◆ **Task statement**:
The material below includes pictures; leave them out and return only the lines between the line containing "Emit a Python" and the line containing "from matplotlib.ticker import", inclusive, word for word.

◆ **Material**:
+===+

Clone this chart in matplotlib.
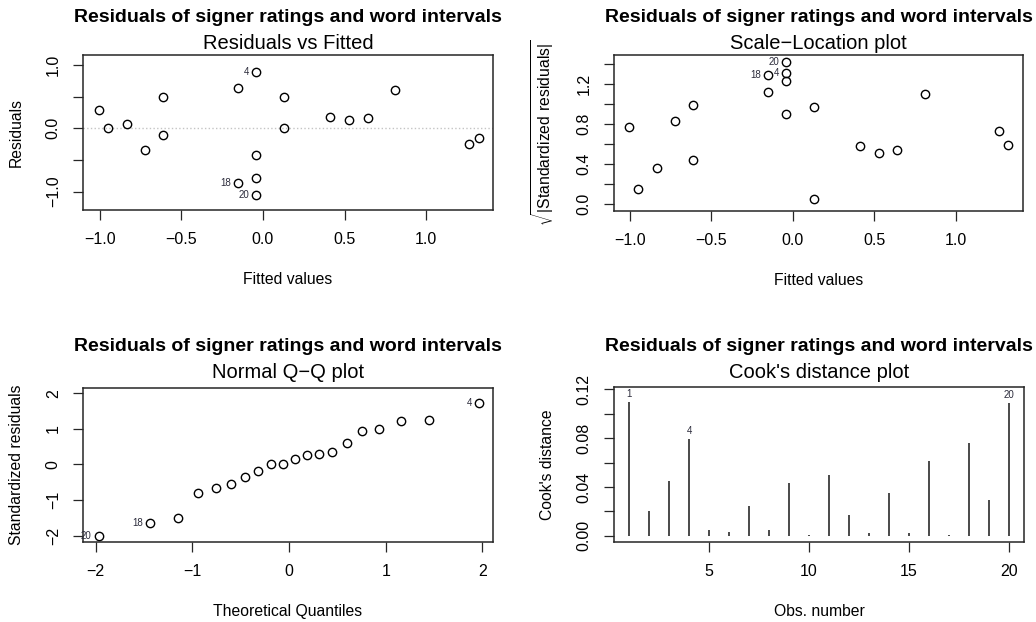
import matplotlib
matplotlib.use("Agg")
import matplotlib.pyplot as plt

plt.rcParams['font.family'] = ['Liberation Sans', 'DejaVu Sans']
plt.rcParams['mathtext.fontset'] = 'custom'
plt.rcParams['mathtext.rm'] = 'Liberation Sans'
plt.rcParams['axes.unicode_minus'] = True

main_title = "Residuals of signer ratings and word intervals"

# Residuals vs Fitted / Scale-Location (same observations, same order)
fitted = [-1.006, -0.953, -0.836, -0.724, -0.611, -0.611, -0.155, -0.155, -0.043, -0.043,
          -0.043, -0.043, 0.129, 0.129, 0.411, 0.528, 0.642, 0.812, 1.266, 1.323]
resid = [0.29, 0.01, 0.074, -0.342, 0.50, -0.10, 0.642, -0.858, 0.895, -0.416,
         -0.784, -1.047, 0.49, 0.005, 0.179, 0.137, 0.158, 0.61, -0.253, -0.158]
sqrt_std_resid = [0.767, 0.147, 0.363, 0.827, 0.993, 0.44, 1.117, 1.287, 1.313, 0.897,
                  1.233, 1.42, 0.97, 0.053, 0.583, 0.507, 0.543, 1.103, 0.733, 0.587]
fit_ids = {'18': 7, '4': 8, '20': 11}

# Normal Q-Q
theo_q = [-1.97, -1.438, -1.152, -0.938, -0.755, -0.603, -0.455, -0.324, -0.19, -0.066,
          0.062, 0.19, 0.314, 0.448, 0.597, 0.759, 0.931, 1.155, 1.448, 1.966]
std_resid_sorted = [-2.0, -1.635, -1.494, -0.792, -0.67, -0.539, -0.342, -0.173, 0.005, 0.023,
                    0.145, 0.267, 0.295, 0.36, 0.604, 0.951, 0.988, 1.232, 1.26, 1.719]
qq_ids = {'20': 0, '18': 1, '4': 19}

# Cook's distance
obs = list(range(1, 21))
cooks = [0.110, 0.0202, 0.0451, 0.0793, 0.0044, 0.003, 0.0246, 0.0046, 0.0435, 0.0003,
         0.0495, 0.0172, 0.0022, 0.0347, 0.0019, 0.0612, 0.0005, 0.0763, 0.0293, 0.109]
cook_ids = ['1', '4', '20']

fig = plt.figure(figsize=(10.36, 6.22), dpi=100)

ax1 = fig.add_axes([0.0801, 0.6624, 0.3958, 0.2492])
ax2 = fig.add_axes([0.5927, 0.6613, 0.3948, 0.2503])
ax3 = fig.add_axes([0.0801, 0.1291, 0.3958, 0.2471])
ax4 = fig.add_axes([0.5927, 0.1291, 0.3958, 0.2482])

lab_col = '#2b2b3b'
tick_fs = 11.5
label_fs = 11.3


def r_style(ax, sub, title_off=23.5, sub_off=4.5):
    for s in ax.spines.values():
        s.set_linewidth(1.1)
        s.set_color('#262626')
    ax.tick_params(direction='out', length=7, width=0.9, labelsize=tick_fs, pad=9,
                   color='#262626')
    for lbl in ax.get_yticklabels():
        lbl.set_rotation(90)
        lbl.set_va('center')
    ax.annotate(sub, xy=(0.5, 1), xycoords='axes fraction', xytext=(0, sub_off),
                textcoords='offset points', ha='center', va='baseline', fontsize=14.5)
    ax.annotate(main_title, xy=(0.5, 1), xycoords='axes fraction', xytext=(0, title_off),
                textcoords='offset points', ha='center', va='baseline', fontsize=14,
                fontweight='bold')


def circles(ax, x, y):
    ax.plot(x, y, 'o', ms=6, mfc='none', mec='black', mew=1.0, ls='none')


def left_ids(ax, x, y, ids):
    for name, i in ids.items():
        ax.annotate(name, (x[i], y[i]), xytext=(-5, 0), textcoords='offset points',
                    ha='right', va='center', fontsize=7, color=lab_col)


# Residuals vs Fitted
ax1.axhline(0, color='#c4c4c4', ls=':', lw=1)
circles(ax1, fitted, resid)
left_ids(ax1, fitted, resid, fit_ids)
ax1.set_xlim(-1.104, 1.411)
ax1.set_ylim(-1.29, 1.158)
ax1.set_xticks([-1.0, -0.5, 0.0, 0.5, 1.0])
ax1.set_xticklabels(['\u22121.0', '\u22120.5', '0.0', '0.5', '1.0'])
ax1.set_yticks([-1.0, -0.5, 0.0, 0.5, 1.0])
ax1.set_yticklabels(['\u22121.0', '', '0.0', '', '1.0'])
ax1.set_xlabel('Fitted values', fontsize=label_fs, labelpad=18)
ax1.set_ylabel('Residuals', fontsize=label_fs, labelpad=16)
r_style(ax1, 'Residuals vs Fitted')

# Scale-Location
circles(ax2, fitted, sqrt_std_resid)
left_ids(ax2, fitted, sqrt_std_resid, fit_ids)
ax2.set_xlim(-1.098, 1.414)
ax2.set_ylim(-0.067, 1.49)
ax2.set_xticks([-1.0, -0.5, 0.0, 0.5, 1.0])
ax2.set_xticklabels(['\u22121.0', '\u22120.5', '0.0', '0.5', '1.0'])
ax2.set_yticks([0.0, 0.2, 0.4, 0.6, 0.8, 1.0, 1.2, 1.4])
ax2.set_yticklabels(['0.0', '', '0.4', '', '0.8', '', '1.2', ''])
ax2.set_xlabel('Fitted values', fontsize=label_fs, labelpad=18)
ax2.set_ylabel(r'$\sqrt{|\mathrm{Standardized\ residuals}|}$', fontsize=label_fs, labelpad=14)
r_style(ax2, 'Scale\u2212Location plot')

# Normal Q-Q
circles(ax3, theo_q, std_resid_sorted)
left_ids(ax3, theo_q, std_resid_sorted, qq_ids)
ax3.set_xlim(-2.131, 2.11)
ax3.set_ylim(-2.17, 2.15)
ax3.set_xticks([-2, -1, 0, 1, 2])
ax3.set_yticks([-2, -1, 0, 1, 2])
ax3.set_xlabel('Theoretical Quantiles', fontsize=label_fs, labelpad=18)
ax3.set_ylabel('Standardized residuals', fontsize=label_fs, labelpad=16)
r_style(ax3, 'Normal Q\u2212Q plot', title_off=26.5, sub_off=7)

# Cook's distance
ax4.vlines(obs, 0, cooks, color='#3a3a3a', lw=1.3)
for name in cook_ids:
    i = int(name) - 1
    ax4.annotate(name, (obs[i], cooks[i]), xytext=(0, 2), textcoords='offset points',
                 ha='center', va='bottom', fontsize=7, color=lab_col)
ax4.set_xlim(0.24, 20.76)
ax4.set_ylim(-0.0049, 0.1217)
ax4.set_xticks([5, 10, 15, 20])
ax4.set_yticks([0.0, 0.02, 0.04, 0.06, 0.08, 0.10, 0.12])
ax4.set_yticklabels(['0.00', '', '0.04', '', '0.08', '', '0.12'])
ax4.set_xlabel('Obs. number', fontsize=label_fs, labelpad=18)
ax4.set_ylabel("Cook's distance", fontsize=label_fs, labelpad=16)
r_style(ax4, "Cook's distance plot", title_off=26.5, sub_off=7)

fig.savefig('out.png', dpi=100)
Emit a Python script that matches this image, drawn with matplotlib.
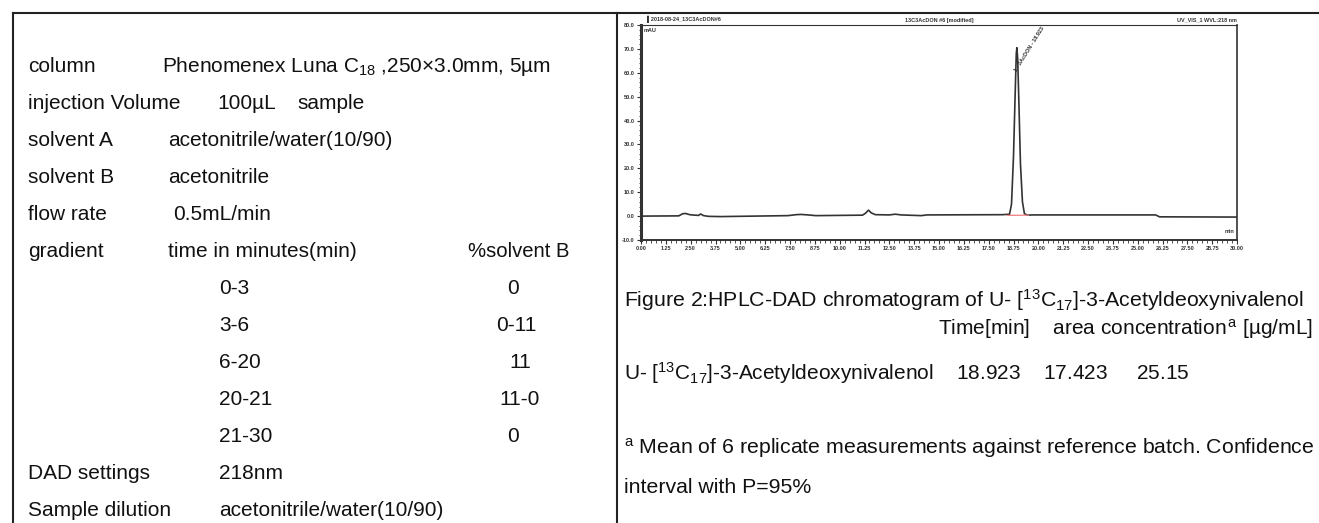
import matplotlib
matplotlib.use("Agg")
import matplotlib.pyplot as plt
from matplotlib.lines import Line2D
from matplotlib.ticker import MultipleLocator, FormatStrFormatter

plt.rcParams['font.family'] = ['Liberation Sans', 'DejaVu Sans']
plt.rcParams['mathtext.fontset'] = 'custom'
plt.rcParams['mathtext.rm'] = 'Liberation Sans'
plt.rcParams['mathtext.it'] = 'Liberation Sans'
plt.rcParams['mathtext.bf'] = 'Liberation Sans:bold'

# method parameters (left cell)
param_labels = ["column", "injection Volume", "solvent A", "solvent B", "flow rate", "gradient"]
param_values = ["Phenomenex Luna C$_{18}$ ,250\u00d73.0mm, 5\u00b5m", "100\u00b5L", "acetonitrile/water(10/90)",
                "acetonitrile", "0.5mL/min", "time in minutes(min)"]
gradient_time = ["0-3", "3-6", "6-20", "20-21", "21-30"]
gradient_b = ["0", "0-11", "11", "11-0", "0"]
tail_labels = ["DAD settings", "Sample dilution"]
tail_values = ["218nm", "acetonitrile/water(10/90)"]

# chromatogram (time in min, signal in mAU)
rt_min = [0.0, 1.9, 2.1, 2.25, 2.45, 2.7, 2.9, 3.0, 3.15, 3.4, 4.0, 7.4, 7.8, 8.05, 8.4, 8.8,
          11.15, 11.3, 11.45, 11.6, 11.8, 12.5, 12.8, 13.1, 14.1, 14.4, 18.2, 18.55, 18.65,
          18.75, 18.83, 18.89, 18.92, 18.96, 19.02, 19.1, 19.2, 19.3, 19.45, 19.7, 25.9, 26.1, 30.0]
signal_mau = [0.0, 0.1, 1.0, 1.1, 0.6, 0.4, 0.3, 0.9, 0.2, -0.1, -0.2, 0.2, 0.6, 0.7, 0.5, 0.2,
              0.4, 1.2, 2.5, 1.3, 0.6, 0.5, 0.8, 0.5, 0.2, 0.5, 0.6, 0.8, 5.0,
              25.0, 50.0, 68.0, 70.5, 66.0, 48.0, 22.0, 6.0, 1.0, 0.4, 0.5, 0.5, -0.3, -0.4]
peak_rt = 18.923
peak_name = "1 - 3AcDON - 18.923"

W, H = 1319, 523


def fx(x):
    return x / W


def fy(y):
    return 1 - y / H


fig = plt.figure(figsize=(W / 100, H / 100), dpi=100)

# table borders
lc = '#222222'
fig.add_artist(Line2D([fx(13), fx(W)], [fy(13), fy(13)], color=lc, lw=1.5))
fig.add_artist(Line2D([fx(13), fx(13)], [fy(13), 0], color=lc, lw=1.5))
fig.add_artist(Line2D([fx(617), fx(617)], [fy(13), 0], color=lc, lw=1.5))

fs = 15
tc = '#111111'


def put(x, y, s, size=fs, **kw):
    fig.text(fx(x), fy(y), s, fontsize=size, color=tc, va='baseline', **kw)


value_x = [162, 217, 168, 168, 173, 168]
for i, (lab, val) in enumerate(zip(param_labels, param_values)):
    yb = 72 + 37 * i
    put(28, yb, lab)
    put(value_x[i], yb, val)
put(297, 72 + 37, "sample")
put(468, 72 + 37 * 5, "%solvent B", size=14.6)
b_center = [513, 516, 520, 520, 513]
for j, (t, b) in enumerate(zip(gradient_time, gradient_b)):
    yb = 72 + 37 * (6 + j)
    put(219, yb, t)
    put(b_center[j], yb, b, ha='center')
for k, (lab, val) in enumerate(zip(tail_labels, tail_values)):
    yb = 72 + 37 * (11 + k)
    put(28, yb, lab)
    put(219, yb, val)

# right cell text
rs = 15.3
put(624, 307, "Figure 2:HPLC-DAD chromatogram of U- [$^{13}$C$_{17}$]-3-Acetyldeoxynivalenol", size=rs)
put(1313, 335, "Time[min]    area concentration$^{\\,a}$ [\u00b5g/mL]", ha='right')
put(624, 380, "U- [$^{13}$C$_{17}$]-3-Acetyldeoxynivalenol    18.923    17.423     25.15")
put(624, 454, "$^{a}$ Mean of 6 replicate measurements against reference batch. Confidence", size=rs)
put(624, 493, "interval with P=95%", size=rs)

# chromatogram
ax = fig.add_axes([fx(641), fy(240), fx(1237) - fx(641), (240 - 25) / H])
gc = '#333333'
ax.plot(rt_min, signal_mau, color=gc, lw=1.2)
ax.plot([18.45, 19.5], [0.3, 0.4], color='#f08080', lw=0.9)
ax.set_xlim(0, 30)
ax.set_ylim(-10, 80)
ax.xaxis.set_major_locator(MultipleLocator(1.25))
ax.xaxis.set_minor_locator(MultipleLocator(0.25))
ax.yaxis.set_major_locator(MultipleLocator(10))
ax.yaxis.set_minor_locator(MultipleLocator(2))
ax.xaxis.set_major_formatter(FormatStrFormatter('%.2f'))
ax.yaxis.set_major_formatter(FormatStrFormatter('%.1f'))
ax.tick_params(axis='both', which='major', labelsize=4, length=3, width=0.8, color=gc,
               labelcolor=gc, pad=1.5)
ax.tick_params(axis='both', which='minor', length=1.8, width=0.6, color=gc)
for lab in ax.get_xticklabels() + ax.get_yticklabels():
    lab.set_fontweight('bold')
ax.spines['left'].set_linewidth(2.2)
ax.spines['bottom'].set_linewidth(1.4)
ax.spines['right'].set_linewidth(1.2)
ax.spines['top'].set_linewidth(0.8)
for sp in ax.spines.values():
    sp.set_color(gc)

ax.text(0.005, 0.985, "mAU", transform=ax.transAxes, fontsize=4, fontweight='bold', color=gc,
        va='top', ha='left')
ax.text(0.995, 0.03, "min", transform=ax.transAxes, fontsize=4, fontweight='bold', color=gc,
        va='bottom', ha='right')
ax.text(0.01, 1.01, "\u258c2018-08-24_13C3AcDON#6", transform=ax.transAxes, fontsize=4,
        fontweight='bold', color=gc, va='bottom', ha='left')
ax.text(0.5, 1.01, "13C3AcDON #6 [modified]", transform=ax.transAxes, fontsize=4,
        fontweight='bold', color=gc, va='bottom', ha='center')
ax.text(1.0, 1.01, "UV_VIS_1 WVL:218 nm", transform=ax.transAxes, fontsize=4,
        fontweight='bold', color=gc, va='bottom', ha='right')
ax.text(peak_rt + 0.05, 60, peak_name, fontsize=4, fontweight='bold', color=gc,
        rotation=58, rotation_mode='anchor', ha='left', va='bottom')

fig.savefig("out.png", dpi=100)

+===+

◆ **Full answer**:
Emit a Python script that matches this image, drawn with matplotlib.
import matplotlib
matplotlib.use("Agg")
import matplotlib.pyplot as plt
from matplotlib.lines import Line2D
from matplotlib.ticker import MultipleLocator, FormatStrFormatter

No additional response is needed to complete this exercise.